Heute denke ich an jene Menschen, die ihre Mutter nicht (mehr) lieben können, das nicht etwa, weil sie gestorben wäre, sondern weil sie nichts mehr von ihr wissen wollen. Auch sie haben ihre Mutter einmal geliebt. Alle lieben die Mutter, bevor sie sie hassen. Auch Kinder, deren Mutter bei der Geburt oder kurz danach verstorben sind, berichten von ihren Phantasien über eine Mutter, die sie liebt. Wird diese Liebe verschüttet, können Welten zusammenbrechen.

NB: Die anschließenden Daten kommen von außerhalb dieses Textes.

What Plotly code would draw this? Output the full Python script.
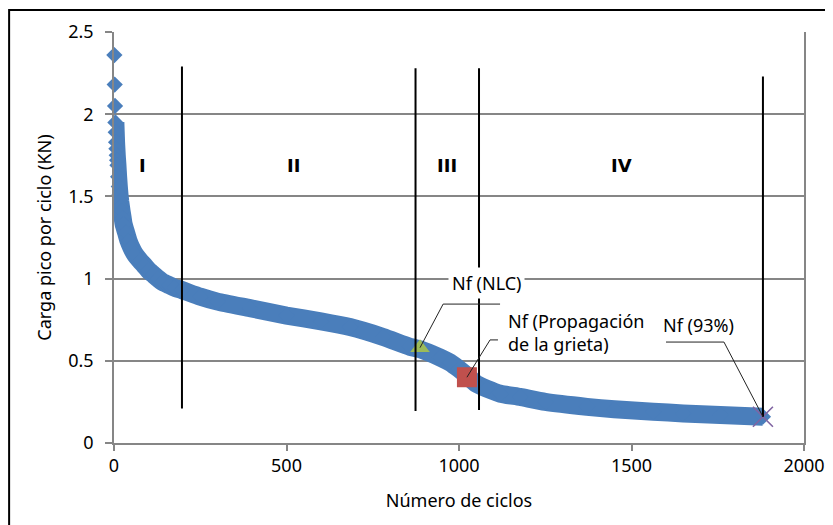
import plotly.graph_objects as go

# ---- data ----
cycles = [1, 2, 3, 4, 5, 6, 7, 8, 9, 10, 12, 14, 16, 18, 20, 22, 25, 28, 35, 42, 50,
          60, 75, 88, 100, 114, 128, 140, 160, 175, 197, 250, 300, 394, 500, 600, 684,
          780, 858, 887, 945, 974, 1000, 1023, 1050, 1081, 1120, 1177, 1250, 1371,
          1450, 1563, 1650, 1757, 1881]
load = [2.36, 2.18, 2.05, 1.95, 1.89, 1.83, 1.79, 1.75, 1.72, 1.69, 1.62, 1.56, 1.51,
        1.47, 1.44, 1.41, 1.37, 1.33, 1.28, 1.23, 1.19, 1.15, 1.11, 1.08, 1.05, 1.025,
        1.00, 0.98, 0.96, 0.945, 0.93, 0.89, 0.86, 0.82, 0.775, 0.74, 0.705, 0.645, 0.585,
        0.57, 0.52, 0.49, 0.45, 0.41, 0.36, 0.33, 0.30, 0.28, 0.25, 0.22, 0.205, 0.19,
        0.18, 0.17, 0.16]

nf_nlc = (887, 0.58)
nf_prop = (1023, 0.40)
nf_93 = (1881, 0.16)

stage_bounds_x = [197, 874, 1058, 1881]
stage_bounds_top = [2.29, 2.28, 2.28, 2.23]
stage_bounds_bottom = [0.21, 0.195, 0.20, 0.16]

stage_labels = ["I", "II", "III", "IV"]
stage_label_x = [84, 519, 965, 1470]
stage_label_y = 1.69

x_ticks = [0, 500, 1000, 1500, 2000]
y_ticks = [0, 0.5, 1, 1.5, 2, 2.5]
y_tick_text = ["0", "0.5", "1", "1.5", "2", "2.5"]

# callouts: text, text position, leader path (elbow, then point)
callout_nlc_text = "Nf (NLC)"
callout_nlc_pos = (1081, 0.973)
callout_nlc_path = [(1119, 0.845), (954, 0.845), nf_nlc]

callout_prop_text = "Nf (Propagación<br>de la grieta)"
callout_prop_pos = (1136, 0.675)
callout_prop_path = [(1113, 0.627), (1090, 0.627), nf_prop]

callout_93_text = "Nf (93%)"
callout_93_pos = (1693, 0.718)
callout_93_path = [(1600, 0.614), (1768, 0.614), nf_93]

FONT = "Noto Sans"
BOLD_FONT = "DejaVu Sans"
BLUE = "#4A7EBB"

fig = go.Figure()

# thick band (line) from 4th point onward
fig.add_trace(go.Scatter(x=cycles[3:], y=load[3:], mode="lines",
                         line=dict(color=BLUE, width=18, shape="spline", smoothing=0.5),
                         hoverinfo="skip"))
# diamonds
fig.add_trace(go.Scatter(x=cycles, y=load, mode="markers",
                         marker=dict(symbol="diamond", size=12.5, color=BLUE),
                         cliponaxis=False))
# special points
fig.add_trace(go.Scatter(x=[nf_nlc[0]], y=[nf_nlc[1]], mode="markers",
                         marker=dict(symbol="triangle-up", size=17, color="#9BBB59")))
fig.add_trace(go.Scatter(x=[nf_prop[0]], y=[nf_prop[1]], mode="markers",
                         marker=dict(symbol="square", size=20, color="#C0504D")))
fig.add_trace(go.Scatter(x=[nf_93[0]], y=[nf_93[1]], mode="markers",
                         marker=dict(symbol="x-thin", size=20,
                                     line=dict(color="#8064A2", width=1.6))))

shapes = []
for xb, yt, yb in zip(stage_bounds_x, stage_bounds_top, stage_bounds_bottom):
    shapes.append(dict(type="line", xref="x", yref="y", x0=xb, x1=xb, y0=yb, y1=yt,
                       line=dict(color="black", width=2)))


def path_of(pts):
    return "M " + " L ".join(f"{px},{py}" for px, py in pts)


for p in (callout_nlc_path, callout_prop_path, callout_93_path):
    shapes.append(dict(type="path", xref="x", yref="y", path=path_of(p),
                       line=dict(color="#222222", width=1)))

# outer frame (left and top edges visible)
shapes.append(dict(type="rect", xref="paper", yref="paper", x0=-0.152, x1=1.08,
                   y0=-0.25, y1=1.0535, line=dict(color="black", width=2), layer="above"))

annotations = []
for t, xx in zip(stage_labels, stage_label_x):
    annotations.append(dict(x=xx, y=stage_label_y, xref="x", yref="y", text=f"<b>{t}</b>",
                            showarrow=False, font=dict(family=BOLD_FONT, size=18, color="black")))

annotations.append(dict(x=callout_nlc_pos[0], y=callout_nlc_pos[1], xref="x", yref="y",
                        text=callout_nlc_text, showarrow=False, bgcolor="white",
                        borderpad=3, font=dict(family=FONT, size=18, color="black")))
annotations.append(dict(x=callout_prop_pos[0], y=callout_prop_pos[1], xref="x", yref="y",
                        text=callout_prop_text, showarrow=False, xanchor="left",
                        align="left", font=dict(family=FONT, size=18, color="black")))
annotations.append(dict(x=callout_93_pos[0], y=callout_93_pos[1], xref="x", yref="y",
                        text=callout_93_text, showarrow=False,
                        font=dict(family=FONT, size=18, color="black")))

fig.update_layout(
    width=825, height=517,
    margin=dict(l=106, r=29, t=24, b=82, autoexpand=False),
    paper_bgcolor="white", plot_bgcolor="white",
    showlegend=False,
    font=dict(family=FONT, size=18, color="black"),
    shapes=shapes, annotations=annotations,
    xaxis=dict(range=[0, 2000], tickvals=x_ticks, showgrid=False, zeroline=False,
               showline=True, linecolor="#868686", linewidth=1.5, automargin=False,
               ticks="outside", ticklen=6, tickcolor="#868686", tickwidth=1.5,
               title=dict(text="Número de ciclos", standoff=18,
                          font=dict(family=FONT, size=18)),
               tickfont=dict(family=FONT, size=18)),
    yaxis=dict(range=[0, 2.5], tickvals=y_ticks, ticktext=y_tick_text,
               showgrid=True, gridcolor="#868686", gridwidth=1.5, zeroline=False,
               showline=True, linecolor="#868686", linewidth=1.5, mirror=True,
               automargin=False,
               ticks="outside", ticklen=7, tickcolor="#868686", tickwidth=1.5,
               ticklabelstandoff=8,
               title=dict(text="Carga pico por ciclo (KN)", standoff=12,
                          font=dict(family=FONT, size=18)),
               tickfont=dict(family=FONT, size=18)),
)

fig.write_html("out.html")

Einige Mütter werden am 9. Mai 2021 fröhliche Stunden erleben, etwa wie im Werbefilm von Hipp: durch die Kinder zubereitetes Frühstück, herzige Geschenke, reizende Dankesbriefe, warme Worte, tiefe Emotionen. Es ist schön, wenn am nächsten Sonntag viele Kleine und Grosse ihren Müttern von Herzen danken, wenn viele Frauen echte Momente der Freude über ihre Mutterschaft empfinden dürfen. Ich wünsche ihnen die Anerkennung ihrer Mütterlichkeit.

Umfassende Mütterlichkeit

Mutterschaft ist vermutlich immer mit Freud und Leid verbunden. Das wusste auch Maria, die Mutter Jesu. An sie denke ich gerade häufig. Sie ist für mich der Inbegriff einer weltumspannenden mütterlichen Liebe. Die Mutter Gottes wird auch am Muttertag 2021 ihre Mütterlichkeit über alle Kinder und ihre Mütter ausbreiten – auch über jene Kinder, die ihre Mütter verneinen und über alle Mütter, die diese vermissen. Das hoffe ich für uns alle.
Heute habe ich mich noch von etwas anderem als der Präsenz einer alles umfassenden Mütterlichkeit in der geistigen Welt ergreifen lassen: Göttliches und mütterliches Sein sind nach meinem Empfinden gleichursprünglich. Jesus lässt sich ohne Maria nicht denken. Maria hat aus ihrer Mütterlichkeit heraus den Menschen- und Gottessohn Jesus geboren. Gottesliebe ist auch und vor allem mütterliche Liebe, die immer und überall da ist. Verstehen tue ich das zwar nicht, eher erahnen.

Und unsere Mütterlichkeit? Unsere Fürsorge ist gegenüber Gottes Liebe zwar stümperhaft. Dennoch können wir anderen unser Mitgefühl und unsere Zuneigung jeden Tag zeigen, Schutz- und Hilfsbedürftigen helfen. Auch verstossene oder kinderlose Mütter können ihrer hegenden und pflegenden Liebe Form geben. Mütterlichkeit bezieht sich nicht nur auf eigene Kinder, nicht nur auf die verlorenen oder jene, die man nicht hat. Die ganze Schöpfung braucht unsere Mütterlichkeit.